When a fire ant bites, it is simply a rather 'burning' reminder that Nature has her little annoyances to be found still lurking in the grass amidst her great pleasures. When sharks attack people, it is a reminder that while man is still the dominant species- and generally the top predator- he is still not the ONLY predator. It is a shock to the modern human arrogance to hear that sharks can and actually do chomp upon a human limb here and there. Hardly the wild forest of yesteryear, but certainly a very poignant reminder of where we and our relationship with nature began.

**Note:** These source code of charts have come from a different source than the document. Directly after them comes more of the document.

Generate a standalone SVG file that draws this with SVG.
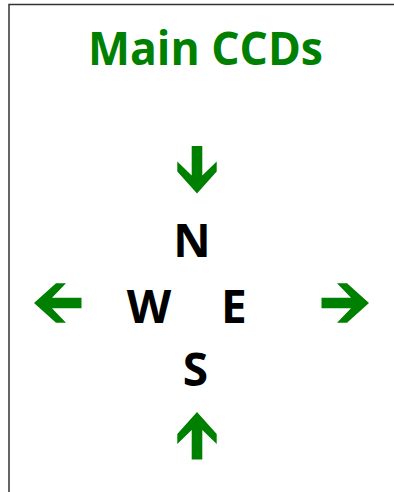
<svg xmlns="http://www.w3.org/2000/svg" width="394" height="492" viewBox="0 0 394 492">
<style>
.title{font-family:"Open Sans","Liberation Sans",sans-serif;font-weight:bold;font-size:46px;fill:#008000}
.dir{font-family:"Open Sans","Liberation Sans",sans-serif;font-weight:bold;font-size:46px;fill:#000;text-anchor:middle}
.arrow{fill:#008000}
</style>
<defs>
<polygon id="arr" points="0,0 19.7,-22 19.7,-32 5.3,-18 5.3,-47.5 -5.3,-47.5 -5.3,-18 -19.7,-32 -19.7,-22"/>
</defs>
<rect width="394" height="492" fill="#fff"/>
<path d="M9,492 V4.5 H394" fill="none" stroke="#333" stroke-width="1.5"/>
<g id="title"><text class="title" x="88" y="65" textLength="235" lengthAdjust="spacingAndGlyphs">Main CCDs</text></g>
<g id="N"><text class="dir" x="192" y="257">N</text></g>
<g id="W"><text class="dir" x="149" y="323">W</text></g>
<g id="E"><text class="dir" x="234" y="323">E</text></g>
<g id="S"><text class="dir" x="195.5" y="386">S</text></g>
<g id="connectors">
<use href="#arr" class="arrow" transform="translate(197,193.5)"/>
<use href="#arr" class="arrow" transform="translate(197,412) rotate(180)"/>
<use href="#arr" class="arrow" transform="translate(34,303) rotate(90)"/>
<use href="#arr" class="arrow" transform="translate(369,303) rotate(-90)"/>
</g>
</svg>
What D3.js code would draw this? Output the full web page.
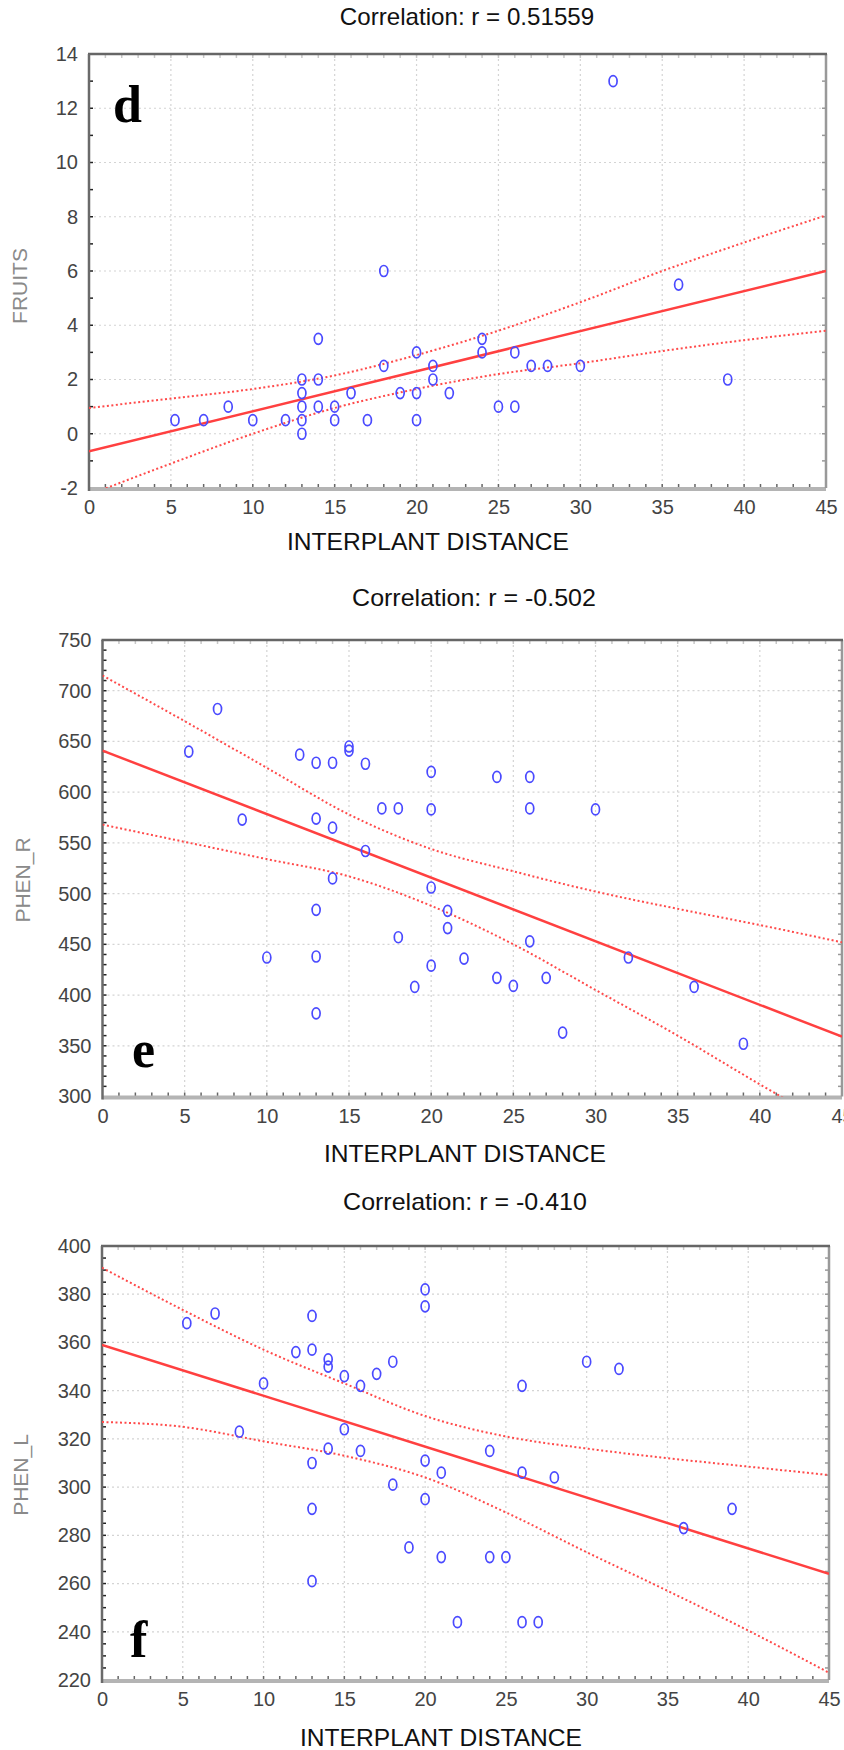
<!DOCTYPE html>
<html>
<head>
<meta charset="utf-8">
<script src="https://cdn.jsdelivr.net/npm/d3@7"></script>
<style>
  body { margin: 0; background: #fff; }
  svg { display: block; }
</style>
</head>
<body>
<div id="chart"></div>
<script>
// Three scatter panels (d, e, f): interplant distance vs FRUITS / PHEN_R / PHEN_L

var svgWidth = 844;
var svgHeight = 1750;

// ---- data ----
var distTicks = [0, 5, 10, 15, 20, 25, 30, 35, 40, 45];
var bandX = [0, 5, 10, 15, 20, 25, 30, 35, 40, 45];

// panel d : FRUITS
var fruitsX = [5.25, 7, 8.5, 10, 12, 13, 13, 13, 13, 13, 14, 14, 14, 15, 15, 16, 17, 18, 18, 19,
  20, 20, 20, 21, 21, 22, 24, 24, 25, 26, 26, 27, 28, 30, 32, 36, 39];
var fruitsY = [0.5, 0.5, 1, 0.5, 0.5, 0.5, 0, 1, 1.5, 2, 2, 1, 3.5, 1, 0.5, 1.5, 0.5, 2.5, 6, 1.5,
  1.5, 3, 0.5, 2.5, 2, 1.5, 3.5, 3, 1, 1, 3, 2.5, 2.5, 2.5, 13, 5.5, 2];
var fruitsTicks = [-2, 0, 2, 4, 6, 8, 10, 12, 14];
var fruitsFit = [-0.65, 6.0];          // fitted value at x = 0 and x = 45
var fruitsUpper = [0.95, 1.3, 1.65, 2.15, 2.9, 3.8, 4.85, 6.0, 7.05, 8.05];
var fruitsLower = [-2.25, -1.1, 0.0, 0.95, 1.65, 2.2, 2.6, 3.05, 3.45, 3.8];

// panel e : PHEN_R
var phenRX = [7, 5.25, 12, 13, 14, 15, 15, 16, 20, 24, 26, 17, 18, 20, 26, 30, 8.5, 13, 14, 16,
  14, 20, 13, 21, 21, 18, 26, 10, 13, 22, 32, 20, 24, 27, 25, 19, 36, 13, 28, 39];
var phenRY = [682, 640, 637, 629, 629, 645, 641, 628, 620, 615, 615, 584, 584, 583, 584, 583, 573, 574, 565, 542,
  515, 506, 484, 483, 466, 457, 453, 437, 438, 436, 437, 429, 417, 417, 409, 408, 408, 382, 363, 352];
var phenRTicks = [300, 350, 400, 450, 500, 550, 600, 650, 700, 750];
var phenRFit = [641, 359];
var phenRUpper = [715, 670, 624, 578, 544, 522, 502, 485, 469, 452];
var phenRLower = [568, 551, 534, 517, 488, 450, 405, 360, 312, 266];

// panel f : PHEN_L
var phenLX = [20, 20, 7, 5.25, 13, 12, 13, 14, 14, 18, 15, 17, 16, 10, 26, 30, 32, 8.5, 15, 14,
  16, 24, 13, 20, 21, 26, 28, 18, 20, 13, 39, 36, 19, 21, 24, 25, 13, 22, 26, 27];
var phenLY = [382, 375, 372, 368, 371, 356, 357, 353, 350, 352, 346, 347, 342, 343, 342, 352, 349, 323, 324, 316,
  315, 315, 310, 311, 306, 306, 304, 301, 295, 291, 291, 283, 275, 271, 271, 271, 261, 244, 244, 244];
var phenLTicks = [220, 240, 260, 280, 300, 320, 340, 360, 380, 400];
var phenLFit = [359, 264];
var phenLUpper = [391, 373.5, 357, 343, 329.5, 321, 316, 312, 308.5, 305];
var phenLLower = [327, 325, 319, 313, 304, 289.5, 273, 257, 240.5, 223];

// ---- svg ----
var svg = d3.select("#chart")
  .append("svg")
  .attr("width", svgWidth)
  .attr("height", svgHeight)
  .style("background", "#fff");

var sansFont = "'Liberation Sans', Arial, sans-serif";

var panels = [
  {
    id: "d", title: "Correlation: r = 0.51559", yLabel: "FRUITS",
    xs: fruitsX, ys: fruitsY, yTicks: fruitsTicks, fit: fruitsFit, upper: fruitsUpper, lower: fruitsLower,
    left: 89, right: 826, top: 54, bottom: 488, yMinor: 1,
    titleX: 467, titleY: 25, xLabX: 428, xLabY: 550, yLabX: 27, yLabY: 286, letterX: 113, letterY: 122
  },
  {
    id: "e", title: "Correlation: r = -0.502", yLabel: "PHEN_R",
    xs: phenRX, ys: phenRY, yTicks: phenRTicks, fit: phenRFit, upper: phenRUpper, lower: phenRLower,
    left: 102.5, right: 842, top: 640, bottom: 1096.5, yMinor: 10,
    titleX: 474, titleY: 606, xLabX: 465, xLabY: 1162, yLabX: 30, yLabY: 880, letterX: 132, letterY: 1067
  },
  {
    id: "f", title: "Correlation: r = -0.410", yLabel: "PHEN_L",
    xs: phenLX, ys: phenLY, yTicks: phenLTicks, fit: phenLFit, upper: phenLUpper, lower: phenLLower,
    left: 102, right: 829, top: 1246, bottom: 1680, yMinor: 5,
    titleX: 465, titleY: 1210, xLabX: 441, xLabY: 1746, yLabX: 28, yLabY: 1475, letterX: 130, letterY: 1657
  }
];

panels.forEach(drawPanel);

function drawPanel(p) {
  var yDomain = d3.extent(p.yTicks);

  var xScale = d3.scaleLinear().domain([0, 45]).range([p.left, p.right]);
  var yScale = d3.scaleLinear().domain(yDomain).range([p.bottom, p.top]);

  var g = svg.append("g").attr("class", "panel-" + p.id);

  // clip for lines
  svg.append("clipPath")
    .attr("id", "clip-" + p.id)
    .append("rect")
    .attr("x", p.left)
    .attr("y", p.top)
    .attr("width", p.right - p.left)
    .attr("height", p.bottom - p.top);

  // dotted grid
  g.selectAll(null)
    .data(distTicks.slice(1, -1))
    .enter()
    .append("line")
    .attr("x1", d => xScale(d))
    .attr("x2", d => xScale(d))
    .attr("y1", p.top)
    .attr("y2", p.bottom)
    .attr("stroke", "#d4d4d4")
    .attr("stroke-width", 1.2)
    .attr("stroke-dasharray", "2,3");

  g.selectAll(null)
    .data(p.yTicks.slice(1, -1))
    .enter()
    .append("line")
    .attr("x1", p.left)
    .attr("x2", p.right)
    .attr("y1", d => yScale(d))
    .attr("y2", d => yScale(d))
    .attr("stroke", "#d4d4d4")
    .attr("stroke-width", 1.2)
    .attr("stroke-dasharray", "2,3");

  // axes (labels only, frame drawn separately); plain hyphen for negatives
  var bottomAxis = d3.axisBottom(xScale).tickValues(distTicks).tickSize(0).tickPadding(12)
    .tickFormat(d => String(d));
  var leftAxis = d3.axisLeft(yScale).tickValues(p.yTicks).tickSize(0).tickPadding(11)
    .tickFormat(d => String(d));

  var xAxisG = g.append("g")
    .attr("transform", `translate(0, ${p.bottom})`)
    .call(bottomAxis);
  var yAxisG = g.append("g")
    .attr("transform", `translate(${p.left}, 0)`)
    .call(leftAxis);

  [xAxisG, yAxisG].forEach(function (ax) {
    ax.select(".domain").remove();
    ax.selectAll("text")
      .attr("fill", "#444")
      .style("font-family", sansFont)
      .style("font-size", "20px");
  });

  // minor ticks inside the frame
  var xMinor = d3.range(1, 45);
  var yMinor = d3.range(yDomain[0] + p.yMinor, yDomain[1], p.yMinor);

  g.selectAll(null)
    .data(xMinor)
    .enter()
    .append("line")
    .attr("x1", d => xScale(d))
    .attr("x2", d => xScale(d))
    .attr("y1", p.bottom - 4)
    .attr("y2", p.bottom)
    .attr("stroke", "#666")
    .attr("stroke-width", 1.5);

  g.selectAll(null)
    .data(xMinor)
    .enter()
    .append("line")
    .attr("x1", d => xScale(d))
    .attr("x2", d => xScale(d))
    .attr("y1", p.top)
    .attr("y2", p.top + 4)
    .attr("stroke", "#c8c8c8")
    .attr("stroke-width", 1.5);

  g.selectAll(null)
    .data(yMinor)
    .enter()
    .append("line")
    .attr("x1", p.left)
    .attr("x2", p.left + 4)
    .attr("y1", d => yScale(d))
    .attr("y2", d => yScale(d))
    .attr("stroke", "#222")
    .attr("stroke-width", 1.5);

  g.selectAll(null)
    .data(yMinor)
    .enter()
    .append("line")
    .attr("x1", p.right - 4)
    .attr("x2", p.right)
    .attr("y1", d => yScale(d))
    .attr("y2", d => yScale(d))
    .attr("stroke", "#999")
    .attr("stroke-width", 1.5);

  // frame
  g.append("line")
    .attr("x1", p.left).attr("x2", p.right)
    .attr("y1", p.bottom + 1).attr("y2", p.bottom + 1)
    .attr("stroke", "#b4b4b4").attr("stroke-width", 4);
  g.append("line")
    .attr("x1", p.right).attr("x2", p.right)
    .attr("y1", p.top).attr("y2", p.bottom)
    .attr("stroke", "#999").attr("stroke-width", 2.5);
  g.append("line")
    .attr("x1", p.left - 1).attr("x2", p.right + 1)
    .attr("y1", p.top).attr("y2", p.top)
    .attr("stroke", "#666").attr("stroke-width", 2.5);
  g.append("line")
    .attr("x1", p.left).attr("x2", p.left)
    .attr("y1", p.top).attr("y2", p.bottom + 3)
    .attr("stroke", "#6a6a6a").attr("stroke-width", 2.5);

  // regression line and confidence bands
  var lineGen = d3.line()
    .x(d => xScale(d[0]))
    .y(d => yScale(d[1]));

  var bandGen = d3.line()
    .curve(d3.curveMonotoneX)
    .x(d => xScale(d[0]))
    .y(d => yScale(d[1]));

  var lines = g.append("g").attr("clip-path", "url(#clip-" + p.id + ")");

  lines.append("path")
    .datum(bandX.map((x, i) => [x, p.upper[i]]))
    .attr("d", bandGen)
    .attr("fill", "none")
    .attr("stroke", "#ff4a4a")
    .attr("stroke-width", 2)
    .attr("stroke-dasharray", "2,2.5");

  lines.append("path")
    .datum(bandX.map((x, i) => [x, p.lower[i]]))
    .attr("d", bandGen)
    .attr("fill", "none")
    .attr("stroke", "#ff4a4a")
    .attr("stroke-width", 2)
    .attr("stroke-dasharray", "2,2.5");

  lines.append("path")
    .datum([[0, p.fit[0]], [45, p.fit[1]]])
    .attr("d", lineGen)
    .attr("fill", "none")
    .attr("stroke", "#ff4040")
    .attr("stroke-width", 2.5);

  // points: small blue open ovals
  g.selectAll(null)
    .data(p.xs.map((x, i) => [x, p.ys[i]]))
    .enter()
    .append("ellipse")
    .attr("cx", d => xScale(d[0]))
    .attr("cy", d => yScale(d[1]))
    .attr("rx", 4)
    .attr("ry", 5.5)
    .attr("fill", "none")
    .attr("stroke", "#4a4aff")
    .attr("stroke-width", 1.7);

  // title
  g.append("text")
    .attr("x", p.titleX)
    .attr("y", p.titleY)
    .attr("text-anchor", "middle")
    .attr("textLength", p.title.length * 10.6)
    .attr("lengthAdjust", "spacingAndGlyphs")
    .style("font-family", sansFont)
    .style("font-size", "24px")
    .attr("fill", "#111")
    .text(p.title);

  // x axis label
  g.append("text")
    .attr("x", p.xLabX)
    .attr("y", p.xLabY)
    .attr("text-anchor", "middle")
    .attr("textLength", 282)
    .attr("lengthAdjust", "spacingAndGlyphs")
    .style("font-family", sansFont)
    .style("font-size", "24px")
    .attr("fill", "#111")
    .text("INTERPLANT DISTANCE");

  // y axis label
  g.append("text")
    .attr("transform", `translate(${p.yLabX}, ${p.yLabY}) rotate(-90)`)
    .attr("text-anchor", "middle")
    .style("font-family", sansFont)
    .style("font-size", "21px")
    .attr("fill", "#8a8a8a")
    .text(p.yLabel);

  // panel letter
  g.append("text")
    .attr("x", p.letterX)
    .attr("y", p.letterY)
    .style("font-family", "'Liberation Serif', 'Times New Roman', serif")
    .style("font-weight", "bold")
    .style("font-size", "52px")
    .attr("fill", "#000")
    .text(p.id);
}
</script>
</body>
</html>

For if Jung is correct and all archetypes- including those of both Artemis and Dionysis- exist within every human psyche, it is not hard to see where and when and why our view of Nature has changed over the centuries. We have always been and probably will always be intimately and continually engaged in the tension between discipline and excess, between purity and debauchery, between preservation and destruction, between nurturing and cruelty and between self-gratification and altruism.
Today if those who see nature and society as harsh and as a place where only the strongest can- or should- survive view only with contempt those others who preach the benign nature of either one, then they are missing the impact of a real and urgent situation wherein some aspects of nature actually DO need to preserved, to be protected and to be managed in order to save them for the future generations.
But it is also worth noting that those who embrace the ideal of the earth as a nurturing and benign Mother Goddess shouldn't be a bit surprised if they happen to hear the faint laughter of Dionysis ringing in their ears each time some shark-faced Bacchae takes a very big chunk out of some human's juicy butt.